Thai Prime Minister Anutin Charnvirakul delivers his keynote speech during the International Conference on the Global Partnership against Online Scams in Bangkok, Thailand, on Wednesday, Dec. 17, 2025. (AP Photo/Anton L. Delgado)
Une conférence internationale organisée à Bangkok cette semaine visait à lancer une initiative mondiale contre les arnaques en ligne, un phénomène qui coûte des dizaines de milliards de dollars chaque année. L’accord signé par plusieurs pays (Thaïlande, Bangladesh, Népal, Pérou, Émirats arabes unis) prévoit une coopération renforcée en matière de police, protection des victimes, sensibilisation du public et collaboration transfrontalière. Avec le soutien d’acteurs privés comme Meta et TikTok, l’objectif est de créer un front commun pour endiguer les réseaux criminels transnationaux et restaurer la confiance des consommateurs dans les plateformes numériques.
Le baht thaïlandais pourrait être l’une des victimes de ces réseaux. Deuxième devise la plus performante d’Asie en 2025, il s’est apprécié de plus de 9 % face au dollar depuis janvier. Une progression qui, loin de réjouir les autorités, alimente les inquiétudes sur la santé de l’économie nationale. Derrière cette envolée se cache un afflux massif de capitaux, pas toujours licites, liés notamment au commerce de l’or et aux flux financiers opaques qui traversent la région.
Lors du forum, le gouverneur de la Banque de Thaïlande, Vitai Ratanakorn, a reconnu que les transactions d’or représentaient parfois « la moitié des flux poussant le baht à la hausse ». Sur certaines journées, la valeur des échanges réalisés via les applications numériques de 15 grands négociants locaux équivaut à près de 50 % du PIB du pays. Une concentration jugée « préoccupante », car elle expose l’ensemble de l’économie à des mouvements spéculatifs incontrôlés.
Le problème est aggravé par l’absence de régulation spécifique : la loi sur les changes ne couvre pas le commerce de l’or. Le gouverneur appelle désormais le ministère des Finances à encadrer ce secteur, tout en refusant d’imposer une taxe sur les transactions, mesure jugée trop brutale par les acteurs du marché.
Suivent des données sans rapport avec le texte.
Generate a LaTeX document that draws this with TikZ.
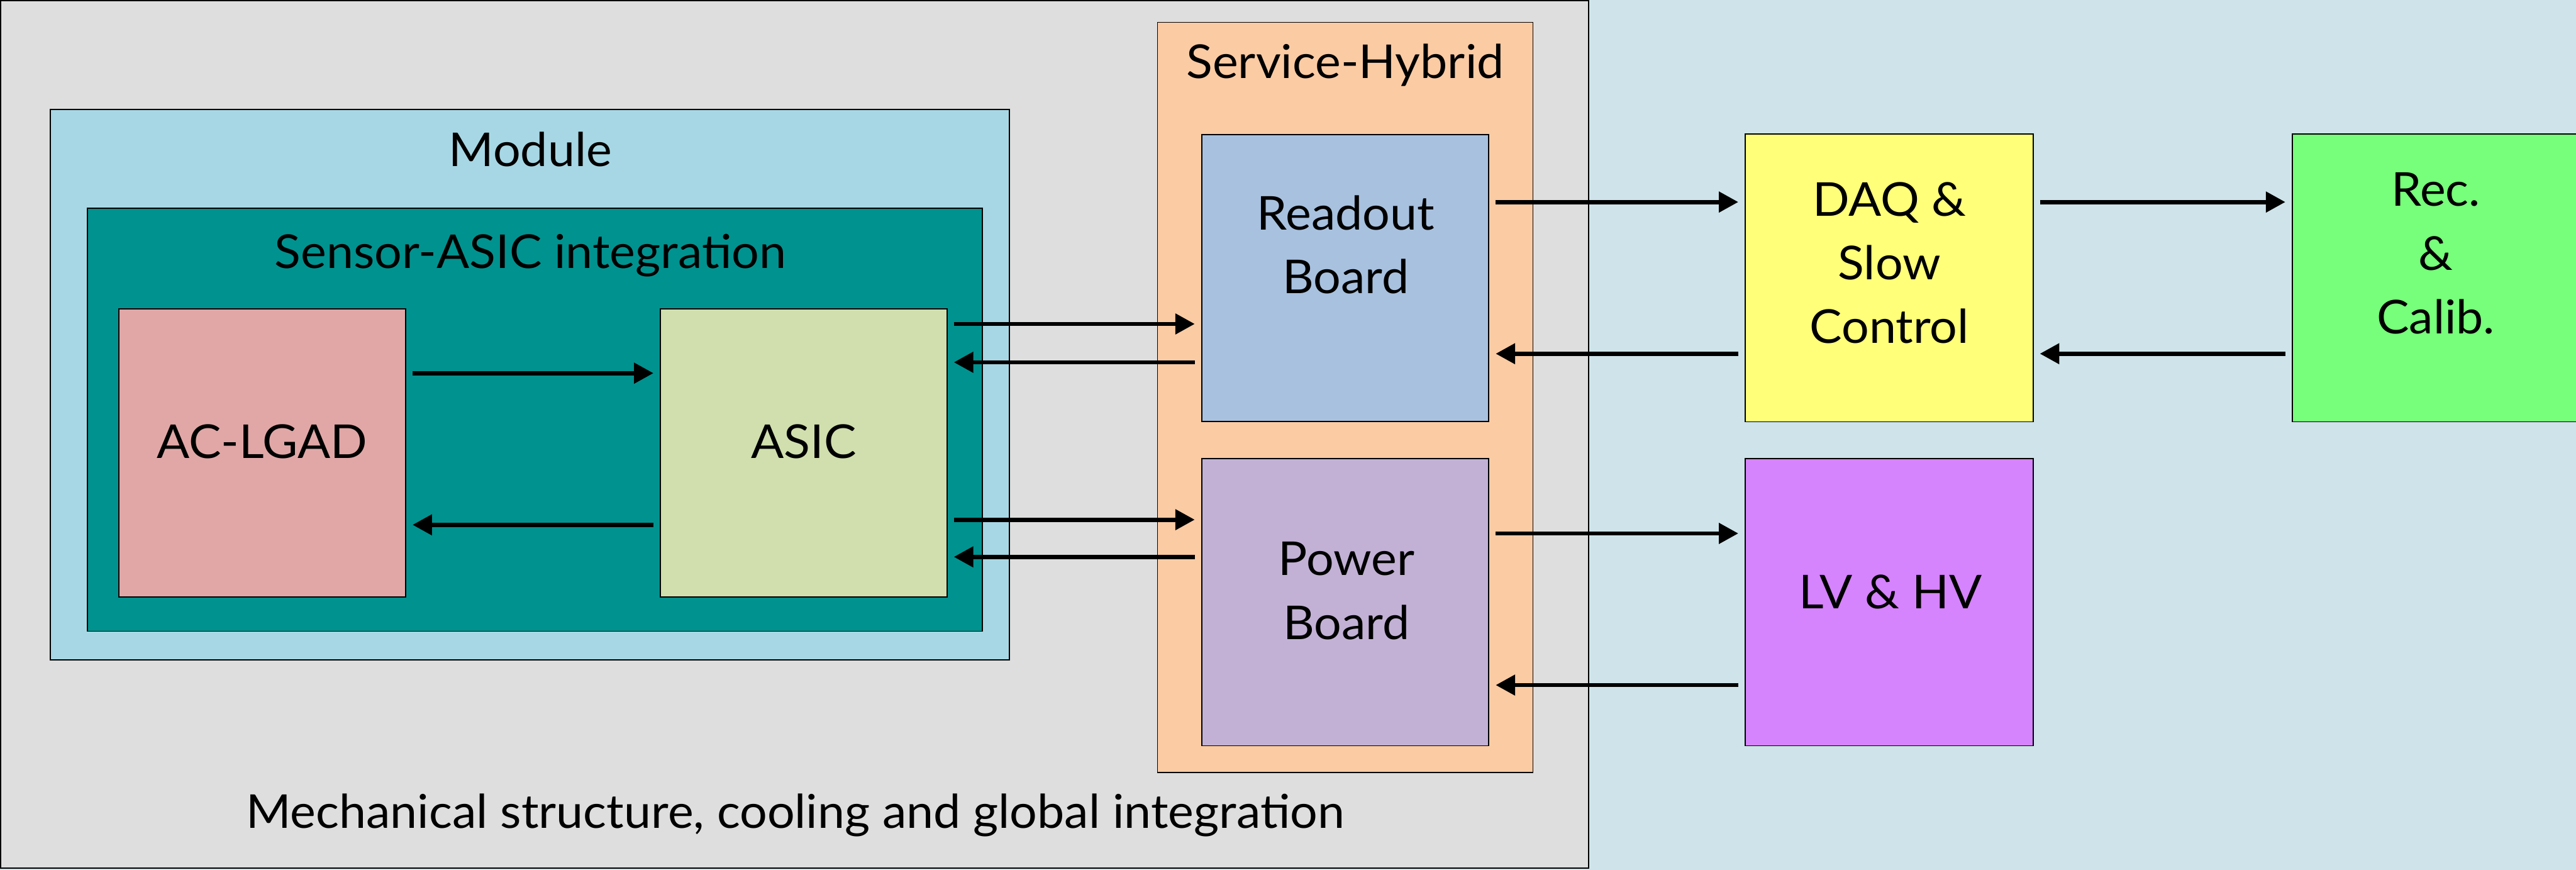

Cette flambée du baht complique la reprise économique. Les exportateurs, déjà fragilisés par les droits de douane américains et une dette des ménages élevée, voient leurs produits perdre en compétitivité. Le pays reste englué dans une croissance molle : 2,2 % attendus cette année, 1,5 % en 2026, contre 2,5 % en 2024.
Pour limiter les dégâts, la Banque centrale a abaissé son taux directeur à 1,25 %, un plus bas depuis trois ans, et n’exclut pas une nouvelle réduction en février. Mais Vitai prévient : « Il ne reste plus beaucoup de munitions », rappelant que des taux trop bas pénaliseraient l’épargne sans relancer l’investissement.
Face aux flux suspects, Bangkok envisage aussi d’adopter la « travel rule », norme internationale qui impose aux institutions financières de tracer les transferts transfrontaliers afin de lutter contre le blanchiment et le financement du terrorisme. Une manière de reprendre la main sur des capitaux qui, en gonflant artificiellement la devise, menacent la stabilité économique.
Entre afflux spéculatifs, or numérique et capitaux douteux, le baht fort apparaît moins comme un signe de vitalité que comme un symptôme d’un système fragilisé.